Go on spill it all out Sarah. I prefer to know what people really think of me than a sly act pretending they “like” me while they slyly try and manipulate me because their entire existence is centred around JC and the games people play in JC.
But ultimately the reason why you are so pissed off about it is that I have just publicly rejected you and you don’t do rejection very well do you. I honestly hope you don’t think I find you attractive sexually in any way because I quite simple don’t.
I’m lovely, if you do not fancy me you are either blind or prefer a male member waking you up at night.
pml
ouchy burn
you dont fancy me?
im not sure how i will cope knowing that
I mean my ego is heeeeuge
A man on this whole entire planet who does not wish to poke me?
Well fck this, im slamming doors and losing my shit.
talk to the hand.
jumping up and down frothing at the mouth
how very dare you.
Ive not felt this rejected and scorned since never.
Maybe if i sit outside your house for two weeks in the rain you will reconsider?
I live in hope xxxxxxxxxxxxxxxxxxxxxxxxxxxxxxxxxxxxxxxxxxxxxxxxxxxxxxxxxxxxxxxxxxxxxxxxxxxxxxxxxxxxxxxxxxxxxxxxxxxxxxxxxxxxxx………………………………………………………………………………………….#
we dont say good bye – til we meet again – when you water your rose bush and find me camped out in your shed, im not weird i am just in love x
Its a well known fact me and Ge dont get on but Mizzy its strange how many people on here think your behind all of the shit with your puppets.You might not be doing it but you pull the strings for it to be done then plead im the victim.
Somer how can I possibly be the victim when I’m fully loaded with wall to wall puppets?
I felt ugly and nasty when I woke up this morning, now I feel like a sexy vibrant man eating puppateir of men whipping their naked bottoms and shouting ‘you will go in JC and do what for mummy?’. mmmmmm so hot right now.
I don’t think its even possible for you to be even more than the dickhead you are right now.
Now do my washing up and bring me a leg of lamb with mint sauce there’s a good puppet x
I have no doubts whatsoever that this will again become the norm from you.
I also have no doubts whatsoever that nothing I type or say to you will get through that alcohol damaged thought process of yours and I have absolutely no intention of tolerating you and your alcohol fueled rants anymore.
lol you did this with jamie too pml
you try to belittle people who drink mainly women by suggesting you never drink and are somehow ‘better’ than us
are you trying to undermine my credibility here?

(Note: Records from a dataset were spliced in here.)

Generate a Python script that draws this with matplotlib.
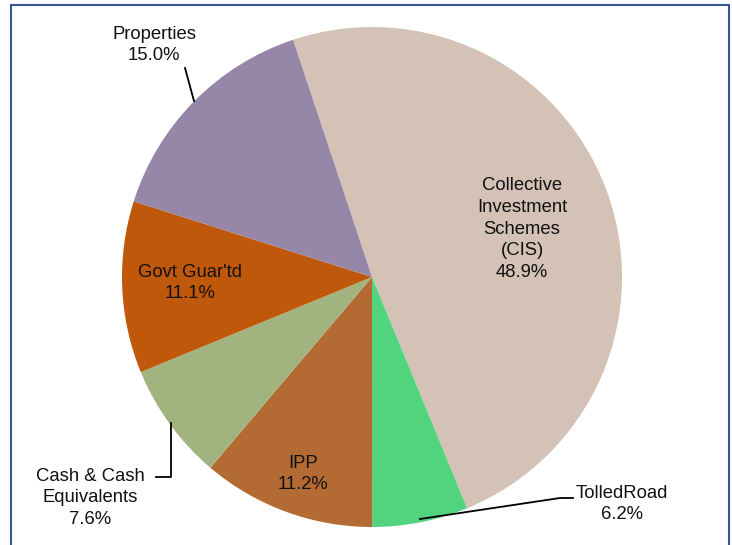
import matplotlib
matplotlib.use("Agg")
import matplotlib.pyplot as plt
from matplotlib.patches import Rectangle

labels = ["Collective\nInvestment\nSchemes\n(CIS)", "TolledRoad", "IPP",
          "Cash & Cash\nEquivalents", "Govt Guar'td", "Properties"]
values = [48.9, 6.2, 11.2, 7.6, 11.1, 15.0]
colors = ["#D3C2B5", "#52D47F", "#B46B33", "#A1B480", "#C0580B", "#9686A7"]

plt.rcParams['font.family'] = ['Liberation Sans', 'DejaVu Sans']

W, H = 732, 545
fig = plt.figure(figsize=(W / 100, H / 100), dpi=100)
fig.patch.set_facecolor("white")

# frame around chart
fig.patches.append(Rectangle((11 / W, -0.05), (729 - 11) / W, (H - 5) / H + 0.05,
                             transform=fig.transFigure, fill=False,
                             edgecolor="#3A5795", linewidth=1.5))

cx, cy, R = 372, 277, 250
ax = fig.add_axes([(cx - R) / W, (H - cy - R) / H, 2 * R / W, 2 * R / H])

ax.pie(values, colors=colors, startangle=108.4, counterclock=False, radius=1,
       wedgeprops=dict(linewidth=0))
ax.set_xlim(-1, 1)
ax.set_ylim(-1, 1)
ax.set_aspect("equal")
ax.axis("off")


def d(px, py):
    return ((px - cx) / R, (cy - py) / R)


# label centers (pixel layout)
pos = [(522, 229), (622, 504), (303, 474), (90, 498), (190, 283), (154, 45)]
for lab, v, p in zip(labels, values, pos):
    x, y = d(*p)
    ax.text(x, y, f"{lab}\n{v:.1f}%", ha="center", va="center", fontsize=13.3,
            color="#111111", linespacing=1.36, clip_on=False)

# leader lines
leaders = [
    [(185, 68), (194, 101)],
    [(156, 477), (171, 477), (171, 423)],
    [(420, 519), (560, 498), (573, 498)],
]
for pts in leaders:
    xs, ys = zip(*[d(*p) for p in pts])
    ax.plot(xs, ys, color="black", linewidth=1.3, clip_on=False)

fig.savefig("out.png", dpi=100, facecolor="white")
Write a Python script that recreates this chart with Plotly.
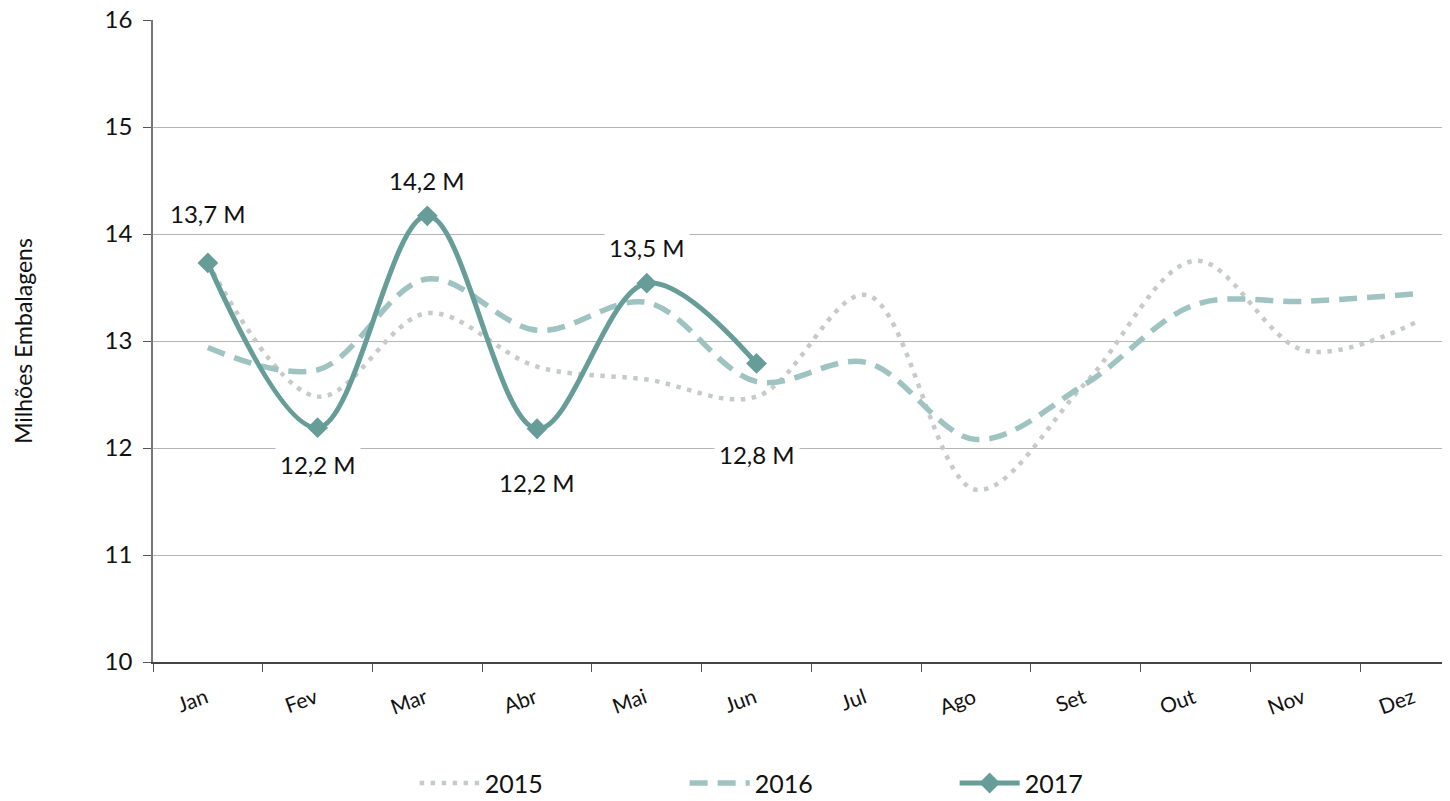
import plotly.graph_objects as go

months = ["Jan", "Fev", "Mar", "Abr", "Mai", "Jun", "Jul", "Ago", "Set", "Out", "Nov", "Dez"]
v2015 = [13.73, 12.48, 13.26, 12.76, 12.64, 12.48, 13.43, 11.61, 12.61, 13.75, 12.91, 13.17]
v2016 = [12.94, 12.73, 13.58, 13.10, 13.36, 12.62, 12.80, 12.08, 12.60, 13.34, 13.37, 13.44]
v2017 = [13.73, 12.19, 14.17, 12.18, 13.54, 12.79]
labels2017 = ["13,7 M", "12,2 M", "14,2 M", "12,2 M", "13,5 M", "12,8 M"]
label_shift = [49, -37, 35, -54, 36, -91]
y_ticks = [10, 11, 12, 13, 14, 15, 16]

FONT = "Lato"
fig = go.Figure()
fig.add_trace(go.Scatter(
    x=months, y=v2015, name="2015", mode="lines",
    line=dict(color="#C6CBC9", width=4.5, dash="4.5px,6.5px", shape="spline", smoothing=1.0),
))
fig.add_trace(go.Scatter(
    x=months, y=v2016, name="2016", mode="lines",
    line=dict(color="#9FC3C1", width=5.5, dash="18px,10px", shape="spline", smoothing=1.0),
))
fig.add_trace(go.Scatter(
    x=months[:len(v2017)], y=v2017, name="2017", mode="lines+markers",
    line=dict(color="#679D99", width=5, shape="spline", smoothing=1.0),
    marker=dict(symbol="diamond", size=16, color="#679D99"),
))

for m, v, t, s in zip(months, v2017, labels2017, label_shift):
    fig.add_annotation(x=m, y=v, text=t, showarrow=False, yshift=s,
                       font=dict(family=FONT, size=24, color="#111111"),
                       bgcolor="white", borderpad=4)

fig.update_layout(
    width=1442, height=793,
    margin=dict(l=145, r=0, t=12, b=139, autoexpand=False),
    paper_bgcolor="white", plot_bgcolor="white",
    font=dict(family=FONT, color="#111111"),
    showlegend=True,
    legend=dict(orientation="h", x=0.514, xanchor="center", y=-0.153, yanchor="top",
                font=dict(family=FONT, size=25, color="#111111"),
                itemwidth=60, tracegroupgap=0, entrywidthmode="pixels", entrywidth=195),
)
fig.update_xaxes(
    type="category", range=[-0.5, 11.32], automargin=False,
    tickson="boundaries", ticks="outside", ticklen=8, tickcolor="#555555",
    showline=True, linecolor="#444444", linewidth=1.5,
    showgrid=False, tickangle=-20, ticklabelshift=-2, ticklabelstandoff=14,
    tickfont=dict(family=FONT, size=21, color="#111111"),
)
fig.update_yaxes(
    range=[10, 16], tickvals=y_ticks, ticks="outside", ticklen=8, tickcolor="#555555",
    automargin=False, ticklabeloverflow="allow",
    showline=True, linecolor="#777777", linewidth=1.5, ticklabelstandoff=6,
    showgrid=True, gridcolor="#B5B5B5", gridwidth=1, zeroline=False,
    tickfont=dict(family=FONT, size=24, color="#111111"),
    title=dict(text="Milhões Embalagens", font=dict(family=FONT, size=23, color="#111111"), standoff=66),
)
fig.write_html("out.html")
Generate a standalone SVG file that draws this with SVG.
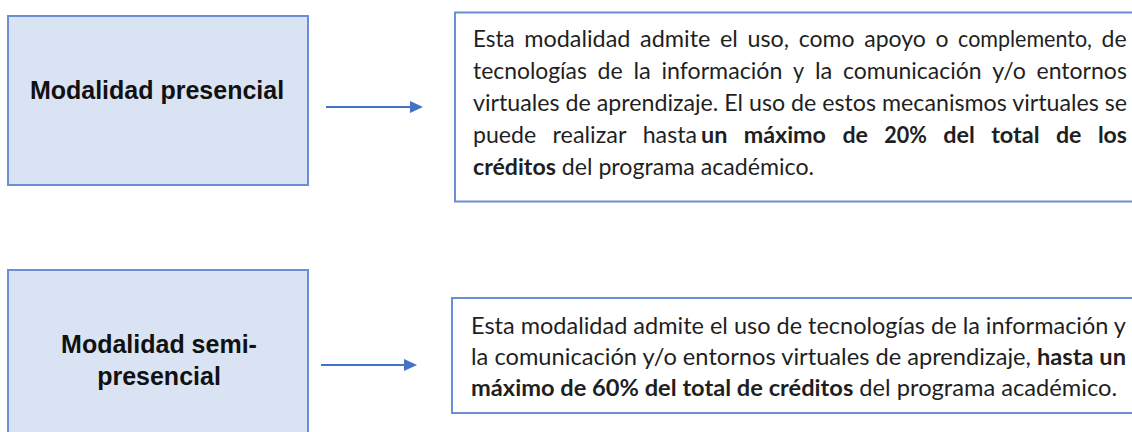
<svg xmlns="http://www.w3.org/2000/svg" width="1132" height="432" viewBox="0 0 1132 432">
<defs>
<style>
.box{fill:#DAE3F3;stroke:#6A8FD6;stroke-width:2}
.tbox{fill:#FFFFFF;stroke:#6A8FD6;stroke-width:2}
.lbl{font-family:"Liberation Sans",Arial,sans-serif;font-weight:bold;font-size:25px;fill:#111111;text-anchor:middle}
.t1{font-family:Lato,"Open Sans",sans-serif;font-size:22.5px;fill:#1f1f1f}
.t2{font-family:Lato,"Open Sans",sans-serif;font-size:23px;fill:#1f1f1f}
.b{font-weight:bold}
.conn{stroke:#4472C4;stroke-width:1.8;fill:none}
</style>
<marker id="ah" markerWidth="13" markerHeight="12" refX="0" refY="6" orient="auto" markerUnits="userSpaceOnUse">
<path d="M0,0 L13,6 L0,12 z" fill="#4472C4"/>
</marker>
</defs>
<rect width="1132" height="432" fill="#FFFFFF"/>

<g id="node-presencial">
<rect class="box" x="8" y="16" width="300" height="169"/>
<text class="lbl" x="157" y="99">Modalidad presencial</text>
</g>

<g id="node-presencial-desc">
<rect class="tbox" x="455" y="12.5" width="700" height="189"/>
<text class="t1" y="47" lengthAdjust="spacingAndGlyphs"><tspan x="473" textLength="41.6" lengthAdjust="spacingAndGlyphs">Esta</tspan><tspan x="524.2" textLength="106.2" lengthAdjust="spacingAndGlyphs">modalidad</tspan><tspan x="640" textLength="70.4" lengthAdjust="spacingAndGlyphs">admite</tspan><tspan x="720" textLength="17.9" lengthAdjust="spacingAndGlyphs">el</tspan><tspan x="747.5" textLength="41.6" lengthAdjust="spacingAndGlyphs">uso,</tspan><tspan x="798.7" textLength="55.9" lengthAdjust="spacingAndGlyphs">como</tspan><tspan x="864.2" textLength="61.7" lengthAdjust="spacingAndGlyphs">apoyo</tspan><tspan x="935.5" textLength="13" lengthAdjust="spacingAndGlyphs">o</tspan><tspan x="958.1" textLength="133.9" lengthAdjust="spacingAndGlyphs">complemento,</tspan><tspan x="1101.6" textLength="25.1" lengthAdjust="spacingAndGlyphs">de</tspan></text>
<text class="t1" y="79"><tspan x="473" textLength="113.9" lengthAdjust="spacingAndGlyphs">tecnologías</tspan><tspan x="597.6" textLength="25.1" lengthAdjust="spacingAndGlyphs">de</tspan><tspan x="633.4" textLength="17.4" lengthAdjust="spacingAndGlyphs">la</tspan><tspan x="661.5" textLength="120.9" lengthAdjust="spacingAndGlyphs">información</tspan><tspan x="793.1" textLength="11.1" lengthAdjust="spacingAndGlyphs">y</tspan><tspan x="814.9" textLength="17.4" lengthAdjust="spacingAndGlyphs">la</tspan><tspan x="843" textLength="138.5" lengthAdjust="spacingAndGlyphs">comunicación</tspan><tspan x="992.2" textLength="33.6" lengthAdjust="spacingAndGlyphs">y/o</tspan><tspan x="1036.5" textLength="90.4" lengthAdjust="spacingAndGlyphs">entornos</tspan></text>
<text class="t1" x="473" y="111" textLength="654" lengthAdjust="spacingAndGlyphs">virtuales de aprendizaje. El uso de estos mecanismos virtuales se</text>
<text class="t1" y="143"><tspan x="473" textLength="63.2" lengthAdjust="spacingAndGlyphs">puede</tspan><tspan x="552.5" textLength="73.9" lengthAdjust="spacingAndGlyphs">realizar</tspan><tspan x="642.7" textLength="54.3" lengthAdjust="spacingAndGlyphs">hasta</tspan><tspan class="b" x="701" textLength="26.4" lengthAdjust="spacingAndGlyphs">un</tspan><tspan class="b" x="743.7" textLength="82.3" lengthAdjust="spacingAndGlyphs">máximo</tspan><tspan class="b" x="842.4" textLength="25.6" lengthAdjust="spacingAndGlyphs">de</tspan><tspan class="b" x="884.3" textLength="42.6" lengthAdjust="spacingAndGlyphs">20%</tspan><tspan class="b" x="943.2" textLength="31.6" lengthAdjust="spacingAndGlyphs">del</tspan><tspan class="b" x="991.2" textLength="48.4" lengthAdjust="spacingAndGlyphs">total</tspan><tspan class="b" x="1055.9" textLength="25.6" lengthAdjust="spacingAndGlyphs">de</tspan><tspan class="b" x="1097.9" textLength="29.1" lengthAdjust="spacingAndGlyphs">los</tspan></text>
<text class="t1" x="473" y="175" textLength="341" lengthAdjust="spacingAndGlyphs"><tspan class="b">créditos</tspan> del programa académico.</text>
</g>

<g id="node-semipresencial">
<rect class="box" x="8" y="270" width="300" height="175"/>
<text class="lbl" x="159" y="353">Modalidad semi-</text>
<text class="lbl" x="159" y="385">presencial</text>
</g>

<g id="node-semipresencial-desc">
<rect class="tbox" x="452" y="298" width="700" height="115"/>
<text class="t2" x="471" y="334" textLength="655" lengthAdjust="spacingAndGlyphs">Esta modalidad admite el uso de tecnologías de la información y</text>
<text class="t2" x="471" y="365" textLength="655" lengthAdjust="spacingAndGlyphs">la comunicación y/o entornos virtuales de aprendizaje, <tspan class="b">hasta un</tspan></text>
<text class="t2" x="471" y="396" textLength="646" lengthAdjust="spacingAndGlyphs"><tspan class="b">máximo de 60% del total de créditos</tspan> del programa académico.</text>
</g>

<g id="connectors">
<line class="conn" x1="326" y1="107" x2="410" y2="107" marker-end="url(#ah)"/>
<line class="conn" x1="321" y1="365" x2="404" y2="365" marker-end="url(#ah)"/>
</g>
</svg>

by trying to undermine it you are admitting i have some
Do you think you will gain popularity by turning on me and ‘calling me out’ on things that are not even true?
You are the one trying to manipulate chatters here not me. Unlike you I do not long for the respect of people I dont even know. The stupid people with no brain will decided I am in the wrong but don’t try to kid the ones who actually have a brain.
You are trying so hard to be strategic but you have no idea.
Whatever, i have poppadoms and mango chutney
‘disgrace me’ whilst i laugh and eat my poppadoms.
All so complicated. I googled what you typed GE and I am still confused. I literally have no idea what you are talking about. Are you saying that hairy animals get hot? Are you saying that very old people should not move pots about? Janeypoo could you explain what he means? I’ve no idea. Anyone’s assistance right now would be good. The heat has got into my head. Janeypoo a few pearls of wisdom could really sort me out right now. GE talks about poor doggies paws on hot pavements is it the same for guinea pigs? cos mines got his packed lunch in his bumbag and im a good mumma cos hes got his shades on and a stick of celery behind his left ear. GE please could you dumb your posts down, I am sure I am not the only one here to find all your very long words far too complicated to fathom. oh another tip – wearing pastel shades may deflect the sun. And don’t leave animals in your car on these hot summer days. Yeah – been at the goggle again. Its ok no one has noticed. You al fink i is brainy.
I bet she will come to regret typing that rude disrepectful shite to me.
ohhhhhhh no i was joking
so sorry i was taking the pee out of thingie.
oh that pissed you off?
hey it was obvious i was joking surely?
the celery behind the guinea pigs ear was not a dead giveaway?